# Stated task
Print exactly the lines from the first one down to the line containing "plt.rcParams['font.family'] = ['DejaVu", both ends included, with no pictures and nothing else.

# Data segment
○ ○ ○ ○

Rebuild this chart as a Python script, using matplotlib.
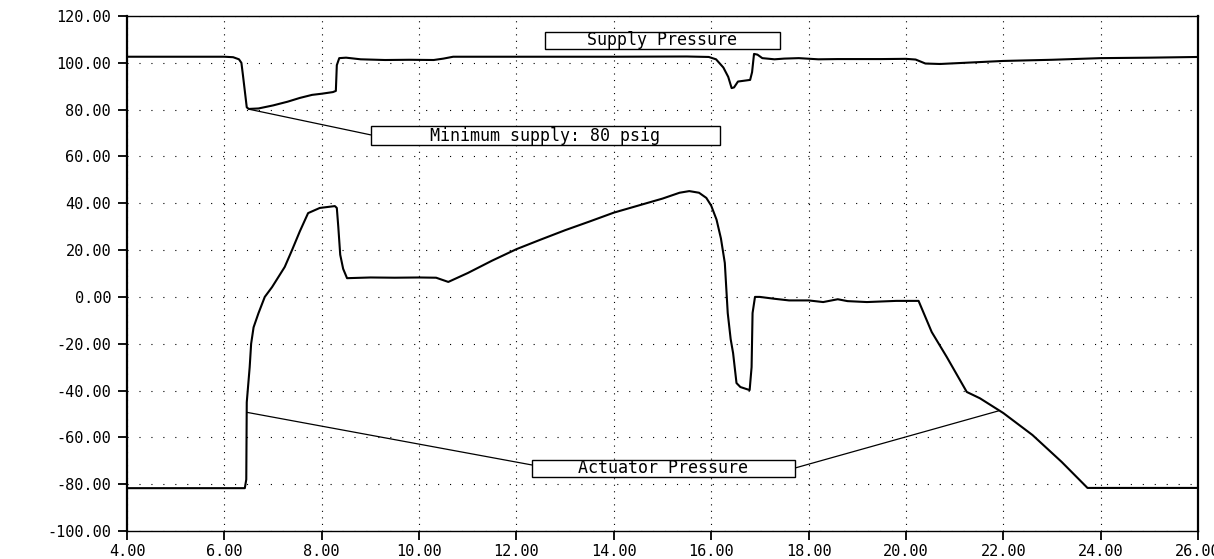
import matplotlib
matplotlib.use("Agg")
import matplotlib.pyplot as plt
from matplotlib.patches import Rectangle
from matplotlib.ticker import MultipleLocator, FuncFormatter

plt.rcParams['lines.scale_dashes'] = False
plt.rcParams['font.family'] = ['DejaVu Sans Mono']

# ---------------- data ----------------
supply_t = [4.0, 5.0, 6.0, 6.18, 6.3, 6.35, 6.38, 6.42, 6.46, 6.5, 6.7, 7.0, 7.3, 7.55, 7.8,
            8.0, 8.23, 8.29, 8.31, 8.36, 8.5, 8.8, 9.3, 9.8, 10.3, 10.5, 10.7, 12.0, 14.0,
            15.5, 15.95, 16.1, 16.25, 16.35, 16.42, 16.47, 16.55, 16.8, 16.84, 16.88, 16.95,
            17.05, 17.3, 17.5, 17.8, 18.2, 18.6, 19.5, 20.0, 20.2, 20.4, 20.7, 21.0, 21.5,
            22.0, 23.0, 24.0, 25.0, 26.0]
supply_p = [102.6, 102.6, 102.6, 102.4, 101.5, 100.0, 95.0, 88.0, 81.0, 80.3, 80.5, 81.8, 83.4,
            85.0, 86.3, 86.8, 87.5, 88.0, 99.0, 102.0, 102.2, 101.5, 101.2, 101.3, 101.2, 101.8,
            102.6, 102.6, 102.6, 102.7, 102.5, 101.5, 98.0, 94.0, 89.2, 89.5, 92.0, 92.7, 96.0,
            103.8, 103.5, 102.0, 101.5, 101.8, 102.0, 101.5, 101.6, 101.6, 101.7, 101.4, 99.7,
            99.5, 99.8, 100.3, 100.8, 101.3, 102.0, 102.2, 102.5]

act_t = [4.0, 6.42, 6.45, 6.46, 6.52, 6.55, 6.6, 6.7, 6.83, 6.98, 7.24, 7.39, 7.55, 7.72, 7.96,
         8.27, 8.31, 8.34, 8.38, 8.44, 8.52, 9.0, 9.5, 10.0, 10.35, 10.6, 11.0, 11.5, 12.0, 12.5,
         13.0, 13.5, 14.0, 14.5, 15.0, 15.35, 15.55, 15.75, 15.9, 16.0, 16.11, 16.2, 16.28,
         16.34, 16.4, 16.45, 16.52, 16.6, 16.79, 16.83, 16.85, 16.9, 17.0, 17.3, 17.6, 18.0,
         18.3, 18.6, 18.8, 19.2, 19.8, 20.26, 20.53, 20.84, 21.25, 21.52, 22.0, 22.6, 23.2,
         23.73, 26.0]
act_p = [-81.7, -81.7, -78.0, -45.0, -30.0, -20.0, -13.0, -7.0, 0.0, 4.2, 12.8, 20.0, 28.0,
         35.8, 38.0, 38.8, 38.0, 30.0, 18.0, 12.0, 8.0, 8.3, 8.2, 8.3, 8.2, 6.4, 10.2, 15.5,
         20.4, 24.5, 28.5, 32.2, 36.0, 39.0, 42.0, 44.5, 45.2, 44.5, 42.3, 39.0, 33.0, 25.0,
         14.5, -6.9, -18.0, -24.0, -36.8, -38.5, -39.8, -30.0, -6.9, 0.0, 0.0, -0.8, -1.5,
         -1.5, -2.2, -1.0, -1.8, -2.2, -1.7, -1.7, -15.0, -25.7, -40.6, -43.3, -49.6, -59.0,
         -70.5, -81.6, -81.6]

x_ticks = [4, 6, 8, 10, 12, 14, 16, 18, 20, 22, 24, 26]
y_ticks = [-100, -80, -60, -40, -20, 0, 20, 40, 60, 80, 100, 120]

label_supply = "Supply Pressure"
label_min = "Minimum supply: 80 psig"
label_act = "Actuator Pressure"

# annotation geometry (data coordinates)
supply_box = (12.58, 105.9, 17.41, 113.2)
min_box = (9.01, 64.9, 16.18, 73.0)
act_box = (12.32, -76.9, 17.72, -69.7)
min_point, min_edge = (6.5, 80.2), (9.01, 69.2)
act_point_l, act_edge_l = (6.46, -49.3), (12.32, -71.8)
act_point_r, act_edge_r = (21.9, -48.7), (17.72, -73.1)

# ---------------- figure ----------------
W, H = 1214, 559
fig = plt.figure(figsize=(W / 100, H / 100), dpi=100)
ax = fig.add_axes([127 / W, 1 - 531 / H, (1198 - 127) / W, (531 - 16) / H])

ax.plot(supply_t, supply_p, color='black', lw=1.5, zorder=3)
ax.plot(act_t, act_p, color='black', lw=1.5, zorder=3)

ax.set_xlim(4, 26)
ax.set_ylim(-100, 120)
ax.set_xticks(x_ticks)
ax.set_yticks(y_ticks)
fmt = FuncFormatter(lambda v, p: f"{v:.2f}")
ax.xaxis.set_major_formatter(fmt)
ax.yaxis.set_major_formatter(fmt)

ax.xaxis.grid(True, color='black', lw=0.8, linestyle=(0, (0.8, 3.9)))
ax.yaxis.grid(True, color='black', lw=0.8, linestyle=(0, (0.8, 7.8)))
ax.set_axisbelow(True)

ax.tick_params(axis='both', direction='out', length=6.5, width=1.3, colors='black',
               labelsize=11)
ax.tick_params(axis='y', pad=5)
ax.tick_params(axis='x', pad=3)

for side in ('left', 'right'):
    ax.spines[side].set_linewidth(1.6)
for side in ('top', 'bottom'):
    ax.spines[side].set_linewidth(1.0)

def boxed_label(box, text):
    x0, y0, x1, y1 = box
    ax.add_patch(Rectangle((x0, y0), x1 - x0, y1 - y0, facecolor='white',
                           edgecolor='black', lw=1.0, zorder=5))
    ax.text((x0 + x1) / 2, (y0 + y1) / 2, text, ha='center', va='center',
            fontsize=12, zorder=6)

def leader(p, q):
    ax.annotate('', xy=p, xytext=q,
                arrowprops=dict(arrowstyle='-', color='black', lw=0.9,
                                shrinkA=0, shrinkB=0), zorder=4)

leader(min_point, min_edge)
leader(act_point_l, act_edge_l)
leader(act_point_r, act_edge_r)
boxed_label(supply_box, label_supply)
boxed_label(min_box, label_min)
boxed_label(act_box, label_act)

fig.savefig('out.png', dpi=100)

○ ○ ○ ○

# Written response
Rebuild this chart as a Python script, using matplotlib.
import matplotlib
matplotlib.use("Agg")
import matplotlib.pyplot as plt
from matplotlib.patches import Rectangle
from matplotlib.ticker import MultipleLocator, FuncFormatter

plt.rcParams['lines.scale_dashes'] = False
plt.rcParams['font.family'] = ['DejaVu Sans Mono']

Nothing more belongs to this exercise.